### Goal of the exercise
Look through the data below and extract, unchanged, the lines from the one that contains "Clone this chart in matplotlib." to the one that contains "ax.set_ylim(1e-11, 1)", both included.

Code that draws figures
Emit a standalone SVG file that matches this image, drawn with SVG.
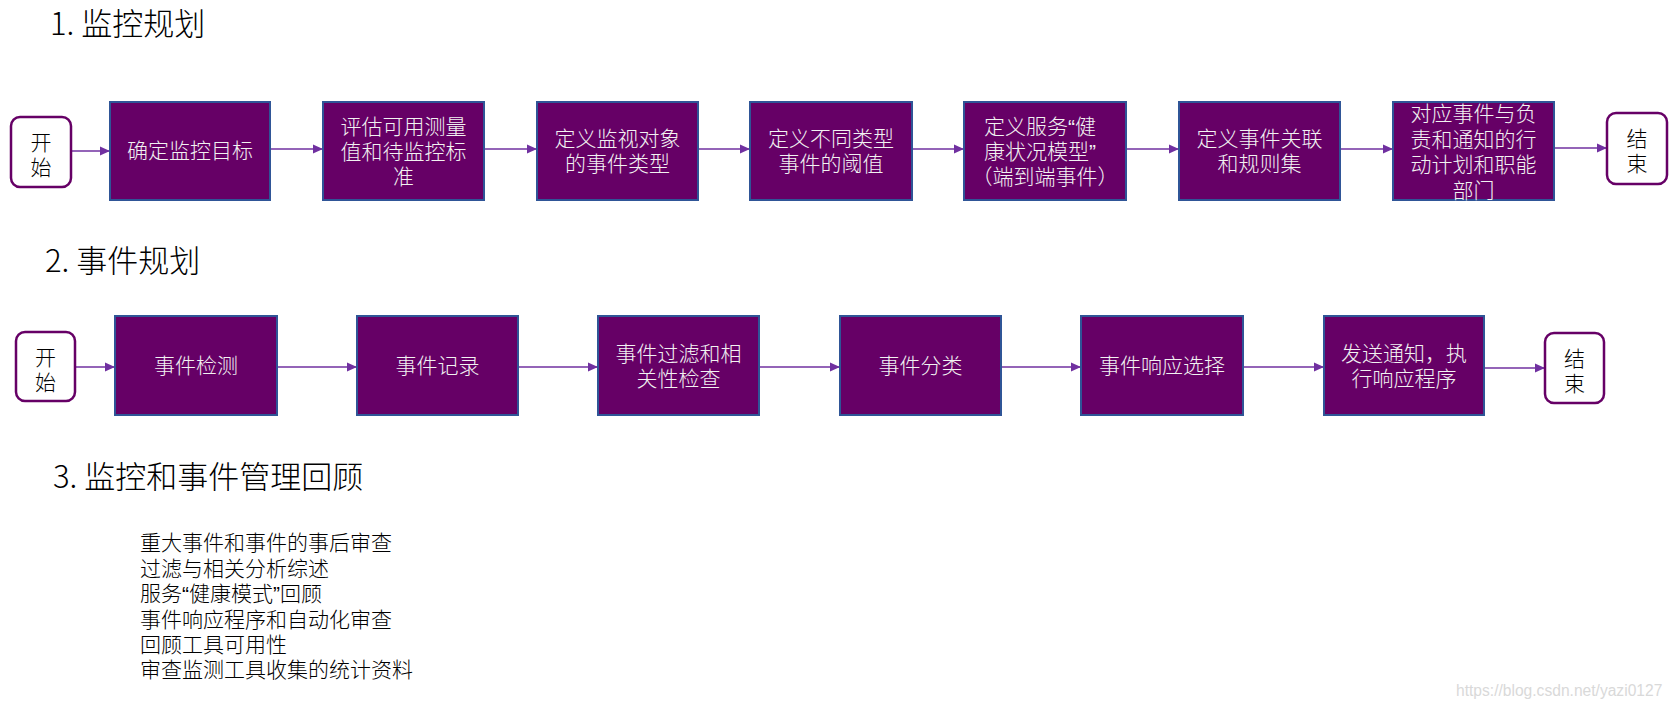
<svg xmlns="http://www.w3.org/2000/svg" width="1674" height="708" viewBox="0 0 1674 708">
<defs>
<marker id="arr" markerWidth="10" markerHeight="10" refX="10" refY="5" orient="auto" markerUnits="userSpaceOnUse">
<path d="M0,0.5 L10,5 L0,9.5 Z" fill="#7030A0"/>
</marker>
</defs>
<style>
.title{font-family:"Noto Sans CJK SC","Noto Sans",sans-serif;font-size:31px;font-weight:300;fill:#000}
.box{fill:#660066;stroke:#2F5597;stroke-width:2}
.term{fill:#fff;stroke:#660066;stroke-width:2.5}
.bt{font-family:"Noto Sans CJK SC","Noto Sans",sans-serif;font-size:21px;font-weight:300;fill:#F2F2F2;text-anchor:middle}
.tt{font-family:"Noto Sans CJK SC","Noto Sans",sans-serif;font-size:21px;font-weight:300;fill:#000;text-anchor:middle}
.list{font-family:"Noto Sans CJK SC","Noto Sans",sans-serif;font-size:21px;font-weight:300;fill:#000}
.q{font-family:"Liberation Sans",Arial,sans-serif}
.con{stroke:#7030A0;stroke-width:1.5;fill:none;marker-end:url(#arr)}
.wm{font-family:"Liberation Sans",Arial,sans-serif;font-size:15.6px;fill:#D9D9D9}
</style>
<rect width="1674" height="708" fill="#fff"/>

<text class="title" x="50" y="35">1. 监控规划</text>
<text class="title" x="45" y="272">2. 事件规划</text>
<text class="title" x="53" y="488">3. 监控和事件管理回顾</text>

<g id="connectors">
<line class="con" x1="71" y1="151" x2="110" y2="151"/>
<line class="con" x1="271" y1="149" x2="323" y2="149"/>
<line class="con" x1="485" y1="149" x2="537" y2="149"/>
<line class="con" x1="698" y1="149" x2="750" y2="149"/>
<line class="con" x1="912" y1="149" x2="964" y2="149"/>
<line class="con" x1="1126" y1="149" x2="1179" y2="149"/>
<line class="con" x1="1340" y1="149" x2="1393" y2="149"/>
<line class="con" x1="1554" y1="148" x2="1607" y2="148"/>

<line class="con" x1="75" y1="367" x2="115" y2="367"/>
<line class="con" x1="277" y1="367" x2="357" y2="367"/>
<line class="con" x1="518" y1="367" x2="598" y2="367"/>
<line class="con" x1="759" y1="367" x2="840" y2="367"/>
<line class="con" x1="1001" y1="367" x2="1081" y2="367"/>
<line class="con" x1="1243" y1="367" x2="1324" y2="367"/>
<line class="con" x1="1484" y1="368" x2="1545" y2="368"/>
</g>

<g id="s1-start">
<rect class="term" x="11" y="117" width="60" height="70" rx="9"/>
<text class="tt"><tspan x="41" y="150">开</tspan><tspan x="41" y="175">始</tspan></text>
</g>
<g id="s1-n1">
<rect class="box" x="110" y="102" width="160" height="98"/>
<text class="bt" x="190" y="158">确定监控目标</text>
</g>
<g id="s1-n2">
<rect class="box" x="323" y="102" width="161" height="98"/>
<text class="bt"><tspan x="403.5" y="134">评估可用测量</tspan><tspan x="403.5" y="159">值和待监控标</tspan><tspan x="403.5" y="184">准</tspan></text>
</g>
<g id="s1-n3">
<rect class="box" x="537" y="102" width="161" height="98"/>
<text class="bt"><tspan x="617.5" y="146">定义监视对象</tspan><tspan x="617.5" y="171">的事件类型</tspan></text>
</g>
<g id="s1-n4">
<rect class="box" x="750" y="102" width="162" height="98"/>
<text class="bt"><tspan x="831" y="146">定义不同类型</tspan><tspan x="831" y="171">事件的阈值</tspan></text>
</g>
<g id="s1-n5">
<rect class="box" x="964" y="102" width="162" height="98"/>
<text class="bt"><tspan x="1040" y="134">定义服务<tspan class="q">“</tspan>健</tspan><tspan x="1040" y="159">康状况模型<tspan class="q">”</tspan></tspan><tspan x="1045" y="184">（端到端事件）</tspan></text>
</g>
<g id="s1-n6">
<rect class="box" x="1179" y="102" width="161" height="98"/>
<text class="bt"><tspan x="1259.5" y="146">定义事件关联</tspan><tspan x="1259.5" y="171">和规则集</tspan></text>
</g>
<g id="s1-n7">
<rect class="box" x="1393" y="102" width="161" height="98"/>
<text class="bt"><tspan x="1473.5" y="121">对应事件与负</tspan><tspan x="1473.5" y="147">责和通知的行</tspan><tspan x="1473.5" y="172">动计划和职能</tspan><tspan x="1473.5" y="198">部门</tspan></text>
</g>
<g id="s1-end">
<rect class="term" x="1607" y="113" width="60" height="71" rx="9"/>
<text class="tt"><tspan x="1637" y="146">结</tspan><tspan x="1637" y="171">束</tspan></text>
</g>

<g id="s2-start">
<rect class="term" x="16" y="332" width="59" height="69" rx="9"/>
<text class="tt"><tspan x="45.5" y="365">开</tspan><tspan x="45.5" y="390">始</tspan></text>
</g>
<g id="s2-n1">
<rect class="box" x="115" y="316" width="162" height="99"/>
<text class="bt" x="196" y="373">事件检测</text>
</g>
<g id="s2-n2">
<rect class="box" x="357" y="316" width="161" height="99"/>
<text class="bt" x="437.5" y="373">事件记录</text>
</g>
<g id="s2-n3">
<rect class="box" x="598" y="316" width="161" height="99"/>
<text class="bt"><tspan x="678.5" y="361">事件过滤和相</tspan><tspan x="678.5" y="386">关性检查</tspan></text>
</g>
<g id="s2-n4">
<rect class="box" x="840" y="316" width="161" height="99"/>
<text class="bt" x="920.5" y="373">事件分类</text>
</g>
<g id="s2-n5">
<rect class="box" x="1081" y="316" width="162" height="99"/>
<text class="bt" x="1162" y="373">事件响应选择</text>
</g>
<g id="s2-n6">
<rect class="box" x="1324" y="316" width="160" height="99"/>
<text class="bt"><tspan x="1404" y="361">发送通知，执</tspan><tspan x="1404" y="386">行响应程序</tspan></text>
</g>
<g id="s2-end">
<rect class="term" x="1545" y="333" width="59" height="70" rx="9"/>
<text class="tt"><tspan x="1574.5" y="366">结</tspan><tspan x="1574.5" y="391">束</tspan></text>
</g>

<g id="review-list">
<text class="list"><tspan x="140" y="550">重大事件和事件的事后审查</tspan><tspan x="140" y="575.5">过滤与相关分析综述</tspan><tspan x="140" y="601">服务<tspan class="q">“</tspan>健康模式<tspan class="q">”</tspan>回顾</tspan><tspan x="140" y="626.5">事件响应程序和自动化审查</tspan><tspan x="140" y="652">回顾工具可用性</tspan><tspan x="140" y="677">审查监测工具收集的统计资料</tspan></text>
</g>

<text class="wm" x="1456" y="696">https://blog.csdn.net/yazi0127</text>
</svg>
...
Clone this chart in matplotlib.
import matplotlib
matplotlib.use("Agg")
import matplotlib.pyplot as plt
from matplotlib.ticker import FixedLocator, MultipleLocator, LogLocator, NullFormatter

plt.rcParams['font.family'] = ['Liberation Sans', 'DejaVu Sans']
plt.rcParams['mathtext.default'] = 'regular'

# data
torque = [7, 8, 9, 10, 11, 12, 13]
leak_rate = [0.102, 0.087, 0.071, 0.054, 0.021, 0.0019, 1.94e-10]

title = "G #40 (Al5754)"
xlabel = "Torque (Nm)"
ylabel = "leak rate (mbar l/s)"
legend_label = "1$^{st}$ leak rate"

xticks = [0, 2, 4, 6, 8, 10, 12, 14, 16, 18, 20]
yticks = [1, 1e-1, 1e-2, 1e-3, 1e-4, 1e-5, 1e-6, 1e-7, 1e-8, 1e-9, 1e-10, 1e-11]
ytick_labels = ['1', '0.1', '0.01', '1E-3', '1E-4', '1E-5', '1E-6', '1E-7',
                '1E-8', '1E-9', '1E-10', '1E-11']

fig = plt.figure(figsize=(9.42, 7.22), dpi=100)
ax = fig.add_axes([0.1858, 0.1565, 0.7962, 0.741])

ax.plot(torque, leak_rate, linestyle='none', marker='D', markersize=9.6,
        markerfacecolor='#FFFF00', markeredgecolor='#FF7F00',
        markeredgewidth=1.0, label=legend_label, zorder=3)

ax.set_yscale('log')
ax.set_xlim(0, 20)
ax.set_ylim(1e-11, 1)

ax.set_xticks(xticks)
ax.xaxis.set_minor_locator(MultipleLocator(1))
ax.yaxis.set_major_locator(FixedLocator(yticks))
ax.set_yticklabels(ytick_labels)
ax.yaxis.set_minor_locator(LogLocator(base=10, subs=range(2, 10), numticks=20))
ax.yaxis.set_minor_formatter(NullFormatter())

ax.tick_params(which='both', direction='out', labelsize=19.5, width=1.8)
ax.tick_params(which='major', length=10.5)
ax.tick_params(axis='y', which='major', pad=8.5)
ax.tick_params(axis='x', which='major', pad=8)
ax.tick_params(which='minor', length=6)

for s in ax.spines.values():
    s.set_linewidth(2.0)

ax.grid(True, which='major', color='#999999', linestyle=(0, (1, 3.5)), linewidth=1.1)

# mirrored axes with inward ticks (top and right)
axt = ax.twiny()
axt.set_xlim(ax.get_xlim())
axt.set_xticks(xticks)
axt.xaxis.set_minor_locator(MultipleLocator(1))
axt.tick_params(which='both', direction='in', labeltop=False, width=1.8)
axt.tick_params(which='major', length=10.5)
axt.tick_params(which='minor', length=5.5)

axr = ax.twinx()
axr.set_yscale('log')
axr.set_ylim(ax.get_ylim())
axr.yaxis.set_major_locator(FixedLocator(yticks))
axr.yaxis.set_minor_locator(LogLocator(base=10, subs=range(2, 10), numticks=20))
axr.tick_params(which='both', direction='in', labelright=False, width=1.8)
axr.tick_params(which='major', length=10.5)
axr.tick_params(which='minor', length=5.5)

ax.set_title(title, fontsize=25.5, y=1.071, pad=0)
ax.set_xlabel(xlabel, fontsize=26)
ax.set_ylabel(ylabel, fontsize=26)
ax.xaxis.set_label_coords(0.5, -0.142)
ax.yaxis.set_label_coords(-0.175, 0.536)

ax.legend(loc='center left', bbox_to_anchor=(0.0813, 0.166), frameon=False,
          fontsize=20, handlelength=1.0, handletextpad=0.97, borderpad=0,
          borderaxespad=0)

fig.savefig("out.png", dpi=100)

### Worked solution
Clone this chart in matplotlib.
import matplotlib
matplotlib.use("Agg")
import matplotlib.pyplot as plt
from matplotlib.ticker import FixedLocator, MultipleLocator, LogLocator, NullFormatter

plt.rcParams['font.family'] = ['Liberation Sans', 'DejaVu Sans']
plt.rcParams['mathtext.default'] = 'regular'

# data
torque = [7, 8, 9, 10, 11, 12, 13]
leak_rate = [0.102, 0.087, 0.071, 0.054, 0.021, 0.0019, 1.94e-10]

title = "G #40 (Al5754)"
xlabel = "Torque (Nm)"
ylabel = "leak rate (mbar l/s)"
legend_label = "1$^{st}$ leak rate"

xticks = [0, 2, 4, 6, 8, 10, 12, 14, 16, 18, 20]
yticks = [1, 1e-1, 1e-2, 1e-3, 1e-4, 1e-5, 1e-6, 1e-7, 1e-8, 1e-9, 1e-10, 1e-11]
ytick_labels = ['1', '0.1', '0.01', '1E-3', '1E-4', '1E-5', '1E-6', '1E-7',
                '1E-8', '1E-9', '1E-10', '1E-11']

fig = plt.figure(figsize=(9.42, 7.22), dpi=100)
ax = fig.add_axes([0.1858, 0.1565, 0.7962, 0.741])

ax.plot(torque, leak_rate, linestyle='none', marker='D', markersize=9.6,
        markerfacecolor='#FFFF00', markeredgecolor='#FF7F00',
        markeredgewidth=1.0, label=legend_label, zorder=3)

ax.set_yscale('log')
ax.set_xlim(0, 20)
ax.set_ylim(1e-11, 1)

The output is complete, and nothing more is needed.